= Tenaha, Texas asset forfeiture controversy =

Between 2006 and 2008, in Tenaha, Texas, the Tenaha Marshal's Office used state forfeiture regulations to seize property from nearly 200 motorists. In about 50 of the cases, suspects were charged with drug possession. But in 147 incidents, marshals seized cash, jewelry, cell phones, and automobiles even though no contraband was found, and the motorists were not charged with any crime. Many of those stopped were African-American or Latino drivers. At least 150 motorists had property seized by the Tenaha marshal's office, totaling more than US$3 million.

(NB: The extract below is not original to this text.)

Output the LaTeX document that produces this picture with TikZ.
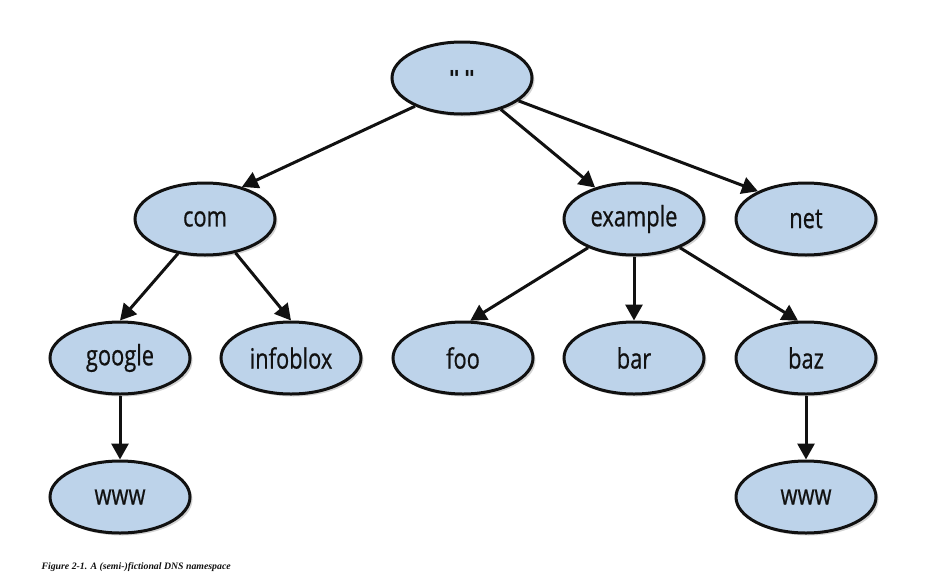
\documentclass[tikz,border=0pt]{standalone}
\usepackage{fontspec}
\setmainfont[FakeStretch=0.78,FakeBold=0.6]{Open Sans}
\newfontfamily\capfont{Liberation Serif}
\newfontfamily\quotefont{DejaVu Sans}
\usetikzlibrary{arrows.meta,shapes.geometric,shadows}
\definecolor{ink}{HTML}{111111}
\definecolor{sky}{HTML}{BDD3EA}
\begin{document}
\begin{tikzpicture}[x=1pt,y=-1pt,every node/.style={font=\fontsize{28}{32}\selectfont,text=ink},
 zone/.style={ellipse,draw=ink,line width=3pt,fill=sky,minimum width=140pt,minimum height=72pt,inner sep=0pt,
  drop shadow={opacity=0.35,shadow xshift=2.5pt,shadow yshift=-2.5pt}},
 arr/.style={-{Triangle[length=16pt,width=17pt]},line width=3pt,ink}]
\useasboundingbox (0,0) rectangle (937,584);
\node[zone](root) at (462,78){\quotefont\bfseries\fontsize{22}{26}\selectfont\char"22\,\char"22};
\node[zone](com) at (205,219){com};
\node[zone](example) at (634,219){example};
\node[zone](net) at (806,219){net};
\node[zone](google) at (120,358){google};
\node[zone](infoblox) at (291,358){infoblox};
\node[zone](foo) at (463,358){foo};
\node[zone](bar) at (634,358){bar};
\node[zone](baz) at (806,358){baz};
\node[zone](wwwg) at (120,497){www};
\node[zone](wwwb) at (806,497){www};
\foreach \x/\y in {root.211/com.41,root.321/example.141,root.338/net.150,com.232/google.north,com.312/infoblox.north,
 example.212/foo.79,example.south/bar.north,example.328/baz.102,google.south/wwwg.north,baz.south/wwwb.north}{\draw[arr](\x)--(\y);}
\node[anchor=base west,font=\capfont\bfseries\itshape\fontsize{9.8}{12}\selectfont](cap) at (38,569){Figure 2-1. A (semi-)fictional DNS namespace};
\end{tikzpicture}
\end{document}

Examples of seizures from non-whites included:
1. A mixed-race family of four traveling through Tenaha was pulled over by marshals for a moving violation. Officers found no contraband but seized $6,037 after a search. The marshals and the district attorney threatened to take the two children away from the parents and place them in Child Protective Services if they refused to hand over the cash. Tenaha marshals eventually returned the family's money without an apology. The parents are now plaintiffs in a federal class action lawsuit.
2. Linda Dorman, a great-grandmother from Akron, Ohio, had $4,000 taken from her by local authorities when she was stopped while driving through town after visiting Houston in April 2007. Court records make no mention of anything illegal being found in her van. Dorman sued for the return of her money, which she said constituted her life savings.
3. Javier Flores and William Parsons were traveling through Tenaha on July 22, 2008, when police stopped them for speeding. Both men were arrested, and $8,400 was seized after a police dog allegedly detected drugs in the vehicle, although no contraband was found. The pair were then threatened with money laundering charges unless they forfeited the money. Both men were then released from custody without charge.
4. Two men had $50,000 seized even though court records show there was no evidence to indicate the cash was related in any way to criminal enterprise or that the men were engaged in any illegal activity.

The town used the proceeds from the seizures to build a new marshal's office and personally reward officers who took the most money from drivers. Other purchases included a $524 popcorn machine and $195 for candy. Donations to Little League teams and local chambers of commerce were also made using seized funds. Under Texas law, forfeited money can only be used for official purposes by district attorney offices and for law-enforcement purposes by police departments. Lynda Russell, Tenaha's district attorney, has denied any impropriety. However, the US Attorney for the Eastern District of Texas re-prosecuted drug offenders after officials in Tenaha and Shelby County gave known traffickers lenient sentences in exchange for cash forfeitures. In 2008, Shelby County was investigated by the Department of Justice's civil rights division over an allegation made by its former auditor that seized funds had been used for campaign materials in local elections.

== Class action lawsuit ==
In July 2008, 10 plaintiffs filed suit in federal court against Tenaha and Shelby county officials, alleging that police officers had stopped them without cause and unjustly seized their property. The plaintiffs allege that officers threatened them with criminal prosecution if they did not cooperate. Officials named in the suit included Tenaha mayor George Bowers, deputy city marshal Barry Washington, and Shelby County district attorney Lynda Kay Russell. Texas State Senator John Whitmire stated, "If used properly, it's a good law-enforcement tool to see that crime doesn't pay. But in this instance, where people are being pulled over, and their property is taken with no charges filed and no convictions, I think that's theft."

By March 2009, the plaintiff's attorney, Timothy Garrigan, sought class-action status for the lawsuit, citing similar reports from other alleged victims. In response, the Tenaha marshals said they would return at least one man's seized possessions, valued at around $8,500. In August 2011, a judge agreed the case could move forward as a class action because it was part of a larger legal battle "to stop illegal search and seizures and questionable 'interdiction' programs".

In late 2012, the ACLU announced a settlement in the case, under which police must now observe rigorous rules during traffic stops in Tenaha and Shelby County: traffic stops will be videotaped, and the officer must give reason for the stop and suspicion of criminal activity. Drivers are to be advised that they can refuse a search, and dogs will no longer be used to conduct traffic stops. Property determined to have been taken improperly must be returned within 30 business days. Also, asset forfeiture revenue from traffic stops must be donated to non-profit organizations or used for the officer training required by the settlement.